I ran out to Rat Shack and bought one of those DPDT center off toggle switches with the screw terminals - you remember, about 79 cents? Drilled a hole in the cabinet, installed the switch, cut one of the wires leading to the lamp and ran it through the switch.

The IBM CEs were amazed - their engineers said it couldn't be done with the amount of memory we had.
 
Q: How many Microsoft Programmers does it take to screw in a lightbulb?
A: It cannot be done. You will need to upgrade your house.

Actually, you can only have one light bulb per socket.
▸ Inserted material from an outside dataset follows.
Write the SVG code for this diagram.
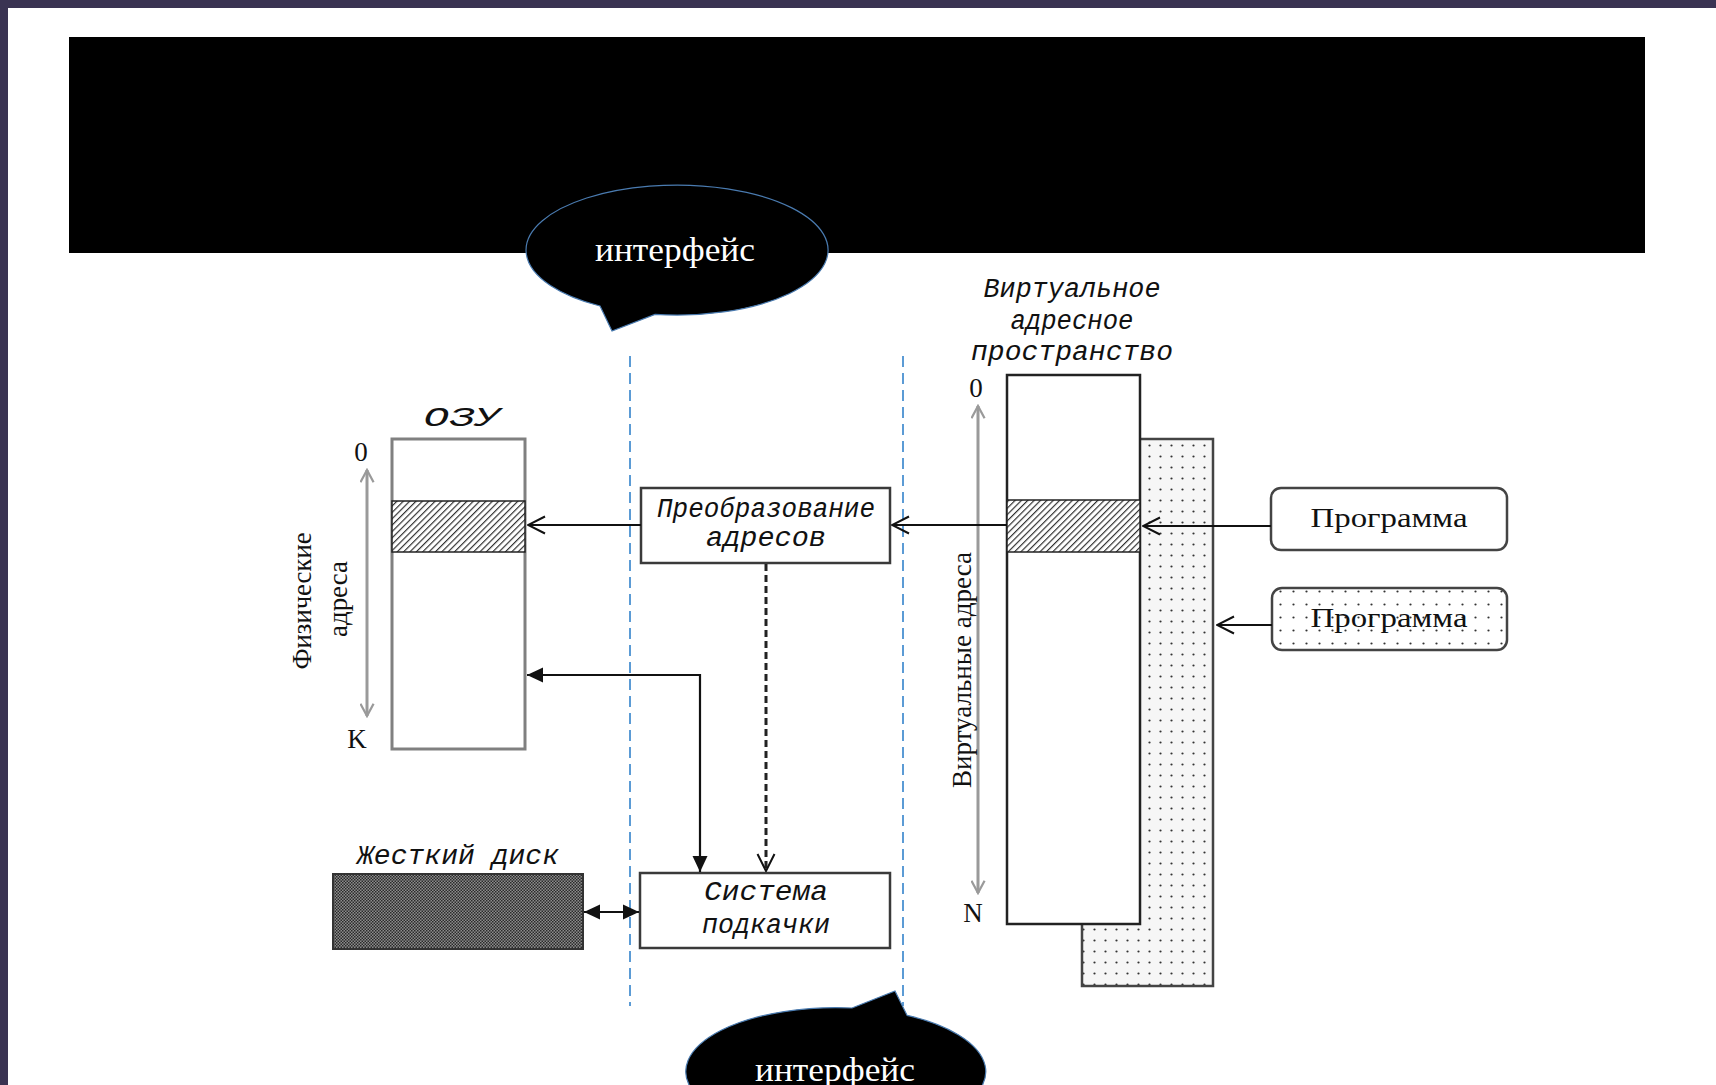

If you want to put a light bulb in another socket you will need to buy it first.
 
I had no trouble getting my dual boot 2 harddrive computer to use Ubuntu/Mint and XP. Guess I was lucky.
The computer was always dual boot - 2K and XP. Booted through the BIOS. First time I saw Grub, I panicked.

One of the worst I ran across was IE4 and W95. Something would go haywire, and Windows would tell you to turn off the active desktop. MS had forgotten to put in a command to turn the damn thing off. After going to 98SE I found a shell called Lite that hid IE. Couldn't use it as normal. The shell did a good job. Something tried to download once, said it couldn't find Favorites, and Good-bye.

Getting an AV was a total PITA. Every AV required IE to install. Eset didn't. It needed winsock.dll. So I've stayed with Eset.

I canned or disabled most of MS programs. I used 98SE and 2K for Adobe in college courses. Cross platformed with the Macs. No problem. The computer rarely crashed. Maybe if the cat sat on the keyboard. XP and now 7 have been stable.